Studio album by Big Mountain
- Released: 1994
- Genre: Reggae; pop;
- Length: 47:06
- Label: Giant

Big Mountain chronology
| Wake Up (1992) | Unity (1994) | Resistance (1996) |

= Unity (Big Mountain album) =

Unity is an album by the American band Big Mountain, released in 1994.

The album peaked at No. 174 on the Billboard 200. "Sweet Sensual Love" was released as a single, peaking at No. 51 on the UK Singles Chart. Unity sold more than a million copies. The band supported the album by headlining Reggae Sunsplash in 1994 and 1995.

==Production==
The songs were written by frontman Quino; many of the lyrics contain political themes and criticisms of U.S. governmental policy. Quino sang in Spanish on some songs. "Border Town" is about undocumented workers.
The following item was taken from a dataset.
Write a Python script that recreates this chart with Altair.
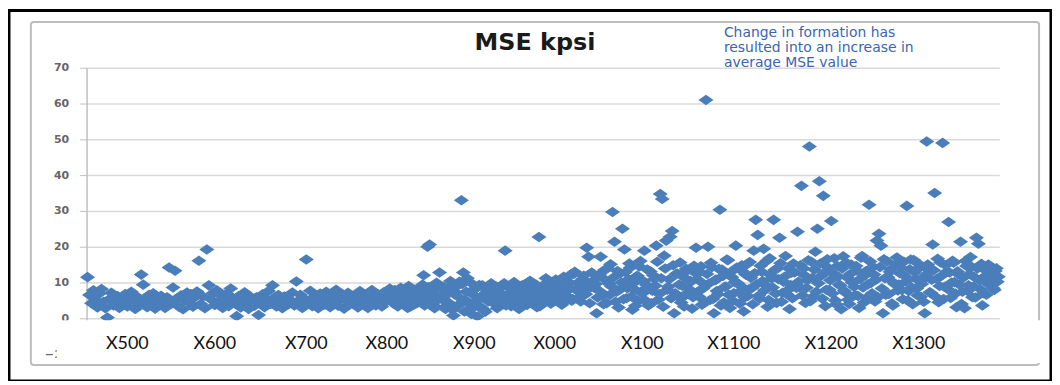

The cover of "Baby, I Love Your Way" first appeared on the soundtrack to Reality Bites.

==Critical reception==

The Calgary Herald wrote that the band "is never less than soothing, often inspiring, and its lyrics of love (personal, spiritual, political) is a welcome respite from the below-the-belt toastin' so common today." The Baltimore Sun praised the cover of "Baby, I Love Your Way" but determined that, "unfortunately, that sort of trick works only once an album, and anyone expecting more of the same from Unity will be sorely disappointed." The Atlanta Journal-Constitution stated that Unity "offers Rastafarian vibes for summer beer decks everywhere."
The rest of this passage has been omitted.